Hey there, time traveller! This article was published 13/3/2012 (2174 days ago), so information in it may no longer be current.
THE University of Manitoba will have to go back to the drawing board to find someone to lead its Technology Transfer Office.
Gary Breit, executive director of the TTO since 2005, is leaving the job to take a similar position with the University of Louisiana in Lafayette.
Breit's tenure at the U of M solidified the university's standing as one of the leading Canadian universities in the field of technology transfer.
The office played an active role in the province's efforts to ramp up technology commercialization.
According to the Association of University Technology Managers in 2010, the U of M ranks eighth in Canada in licensing revenue received annually, sixth in the number of patents filed and eighth in the number of invention disclosures.
Breit, who ran technology transfer at a medical school in Texas before relocating to Winnipeg, said the time was right for a move.
"I think people can look back and say tech transfer really is working," he said. "I really believe the community is more collegial than it was."

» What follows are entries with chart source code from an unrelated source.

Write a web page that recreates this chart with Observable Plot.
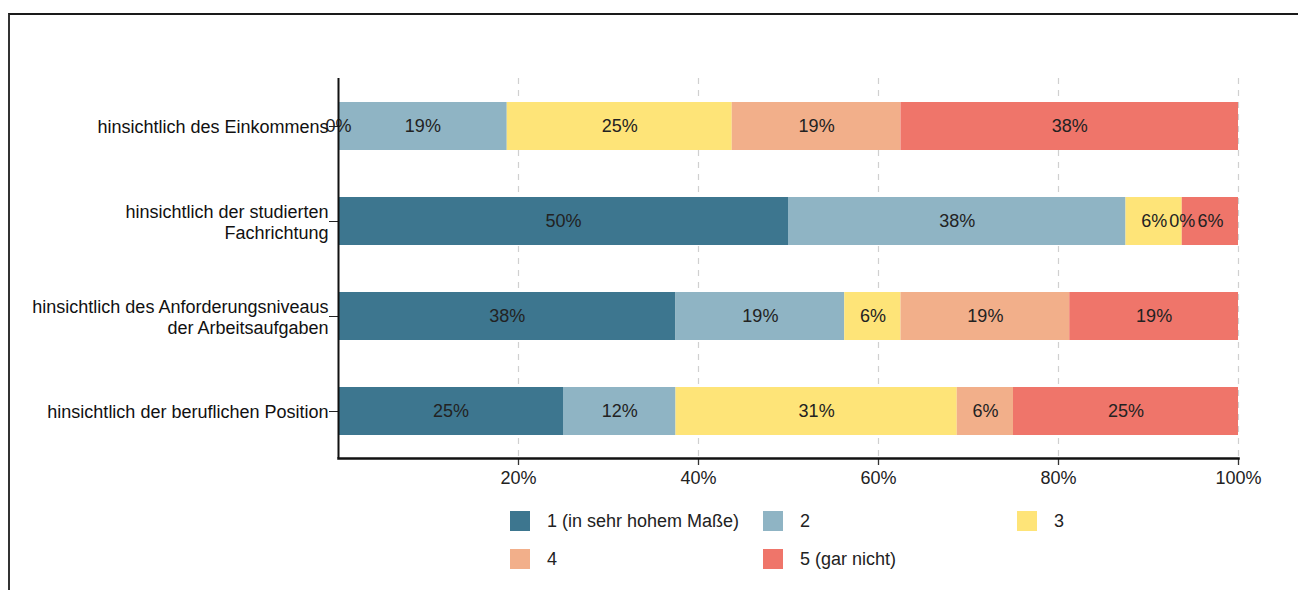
<!DOCTYPE html>
<html>
<head>
<meta charset="utf-8">
<script src="https://cdn.jsdelivr.net/npm/d3@7"></script>
<script src="https://cdn.jsdelivr.net/npm/@observablehq/plot@0.6"></script>
<style>
  html, body { margin: 0; padding: 0; background: #fff; }
  #wrap { position: relative; width: 1298px; height: 590px; overflow: hidden; font-family: "Liberation Sans", Arial, sans-serif; }
  #box { position: absolute; left: 8px; top: 13px; width: 1300px; height: 600px; border-top: 2px solid #1a1a1a; border-left: 2px solid #333; box-sizing: border-box; }
  #chart { position: absolute; left: 0; top: 0; }
  #legend { position: absolute; left: 0; top: 0; width: 1298px; height: 590px; pointer-events: none; }
  .item { position: absolute; display: flex; align-items: center; font-size: 18px; color: #222; height: 20px; }
  .sw { width: 20px; height: 20px; margin-right: 17px; }
</style>
</head>
<body>
<div id="wrap">
  <div id="box"></div>
  <div id="chart"></div>
  <div id="legend"></div>
</div>
<script>
const categories = [
  "hinsichtlich des Einkommens",
  "hinsichtlich der studierten\nFachrichtung",
  "hinsichtlich des Anforderungsniveaus\nder Arbeitsaufgaben",
  "hinsichtlich der beruflichen Position"
];
const levels = ["1 (in sehr hohem Maße)", "2", "3", "4", "5 (gar nicht)"];
const colors = ["#3d768f", "#8fb4c4", "#fee478", "#f2af8a", "#ef756a"];
// share (%) per level, in category order
const level1 = [0, 50, 37.5, 25];
const level2 = [18.75, 37.5, 18.75, 12.5];
const level3 = [25, 6.25, 6.25, 31.25];
const level4 = [18.75, 0, 18.75, 6.25];
const level5 = [37.5, 6.25, 18.75, 25];
const xTicks = [20, 40, 60, 80, 100];
const xTickLabels = ["20%", "40%", "60%", "80%", "100%"];

function roundHalfEven(v) {
  const f = Math.floor(v);
  if (Math.abs(v - f - 0.5) < 1e-9) return f % 2 === 0 ? f : f + 1;
  return Math.round(v);
}

const series = [level1, level2, level3, level4, level5];
const rows = [];
series.forEach((vals, li) => {
  vals.forEach((v, ci) => {
    rows.push({category: categories[ci], level: levels[li], value: v, label: roundHalfEven(v) + "%"});
  });
});

const plot = Plot.plot({
  width: 1298,
  height: 500,
  marginLeft: 338,
  marginRight: 60,
  marginTop: 78,
  marginBottom: 42,
  style: {fontFamily: "'Liberation Sans', Arial, sans-serif", fontSize: "18px", color: "#222", background: "transparent"},
  x: {domain: [0, 100]},
  y: {domain: categories, paddingInner: 0.5, paddingOuter: 0.25},
  color: {domain: levels, range: colors},
  marks: [
    Plot.ruleX(xTicks, {x: d => d, stroke: "#d0d0d0", strokeWidth: 1.2, strokeDasharray: "6,6"}),
    Plot.barX(rows, Plot.stackX({x: "value", y: "category", fill: "level", order: null})),
    Plot.text(rows, Plot.stackX({x: "value", y: "category", z: "level", text: "label", fill: "#222", fontSize: 18, order: null})),
    Plot.axisX({ticks: xTicks, tickFormat: (d) => xTickLabels[xTicks.indexOf(d)], tickSize: 7, tickPadding: 6, stroke: "#333", strokeWidth: 1.3, fill: "#222", fontSize: 18, label: null}),
    Plot.axisY({tickSize: 9, tickPadding: 1, stroke: "#222", fill: "#111", fontSize: 18, label: null, lineHeight: 1.17}),
    Plot.ruleX([0], {stroke: "#111", strokeWidth: 2}),
    Plot.frame({anchor: "bottom", stroke: "#111", strokeWidth: 2.5})
  ]
});
document.getElementById("chart").appendChild(plot);

// legend
const legendPos = [
  {left: 510, top: 511}, {left: 763, top: 511}, {left: 1017, top: 511},
  {left: 510, top: 549}, {left: 763, top: 549}
];
const lg = document.getElementById("legend");
levels.forEach((lv, i) => {
  const it = document.createElement("div");
  it.className = "item";
  it.style.left = legendPos[i].left + "px";
  it.style.top = legendPos[i].top + "px";
  const sw = document.createElement("div");
  sw.className = "sw";
  sw.style.background = plot.scale("color").apply(lv);
  const tx = document.createElement("span");
  tx.textContent = lv;
  it.appendChild(sw);
  it.appendChild(tx);
  lg.appendChild(it);
});
</script>
</body>
</html>
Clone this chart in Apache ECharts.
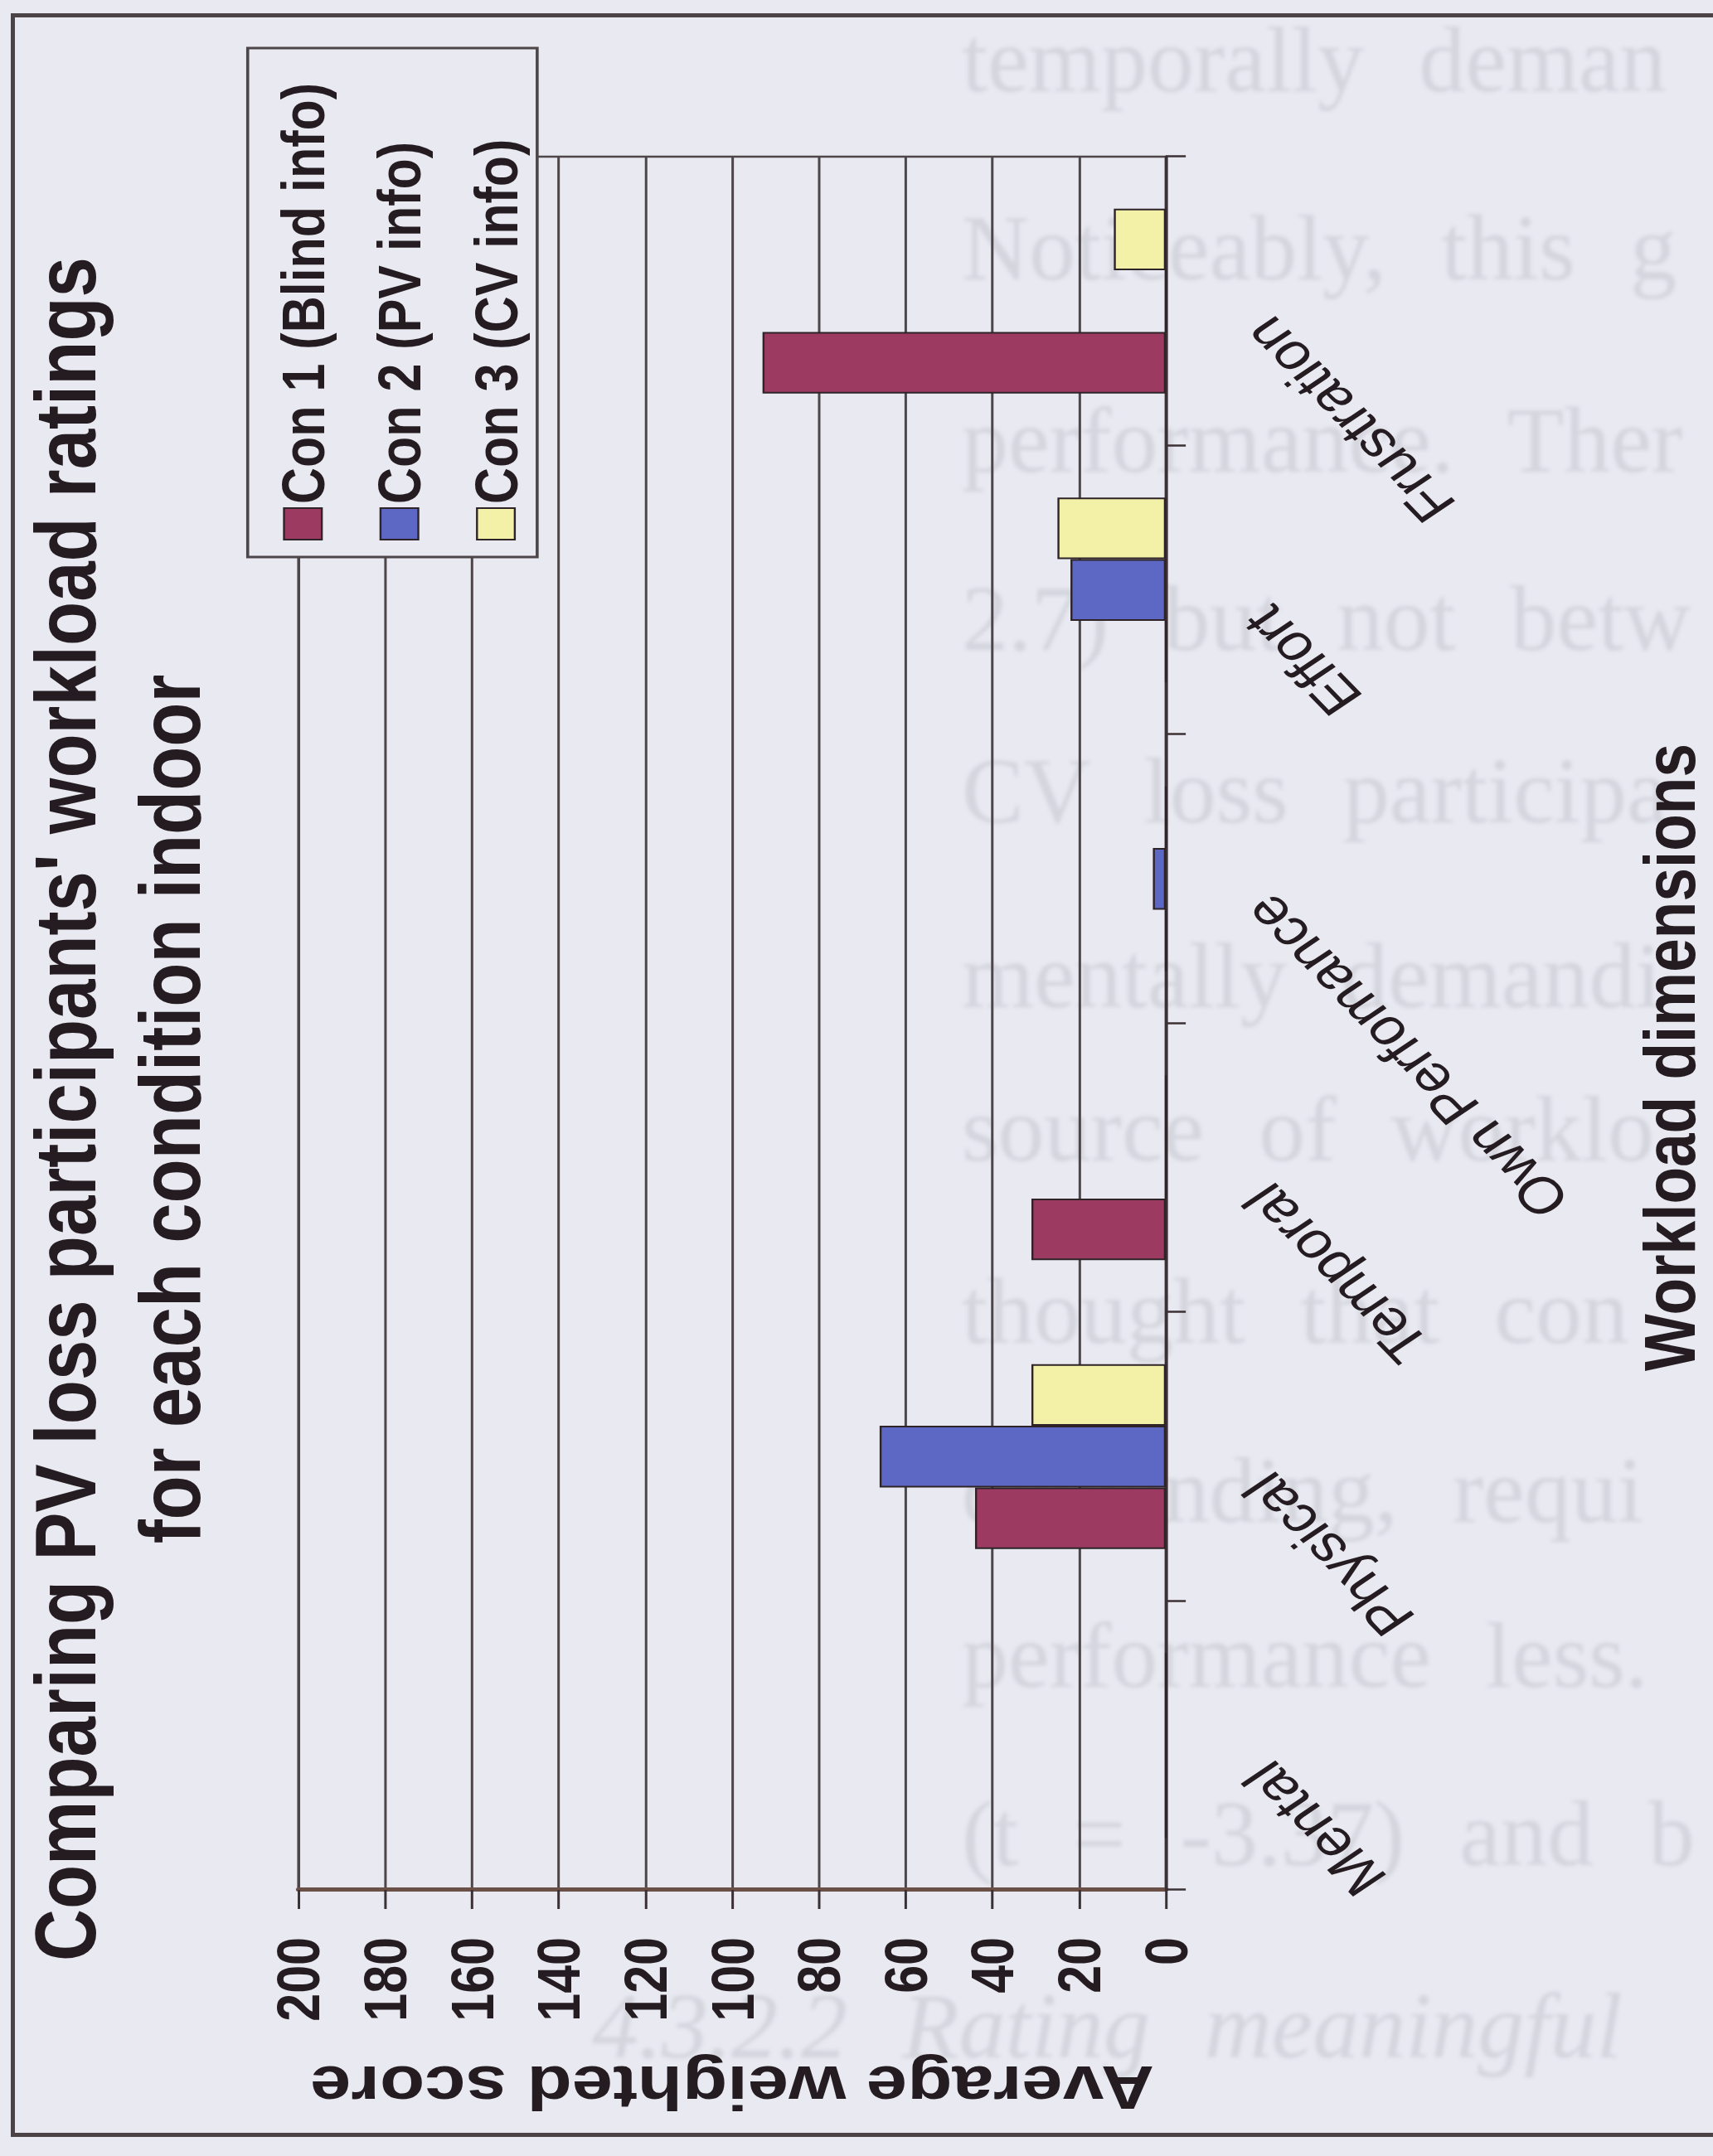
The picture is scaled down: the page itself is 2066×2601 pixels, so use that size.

He said during his tenure, the number of invention disclosures or new ideas the TTO received doubled to 65 a year from 30 and the number of transactions has quadrupled to 15 to 19 a year from about four to five.
The U of M averages about $2.2 million a year in royalty revenues from the licensing of intellectual property developed at the university.
There are some who criticized the operation of the TTO under Breit's direction because they said it concentrated on the licensing of technology to third-party entities rather than assisting in the development of domestic enterprises in Winnipeg to commercialize the technology here.
But it has developed a systematic method of securing patents and, in the process, generated a reliable stream of revenue from challenging scientific discoveries.
During his time in Winnipeg, Breit has helped U of M scientists license discoveries to commercial entities such as Estée Lauder and BASF, among others.
"We have maintained our revenue over the last several years and increased it slightly, continually bringing in new dollars," said Breit. "We have been consistent in revenue and in the number of invention disclosures, which is the life blood of tech transfer. What we have done is really stabilized the program."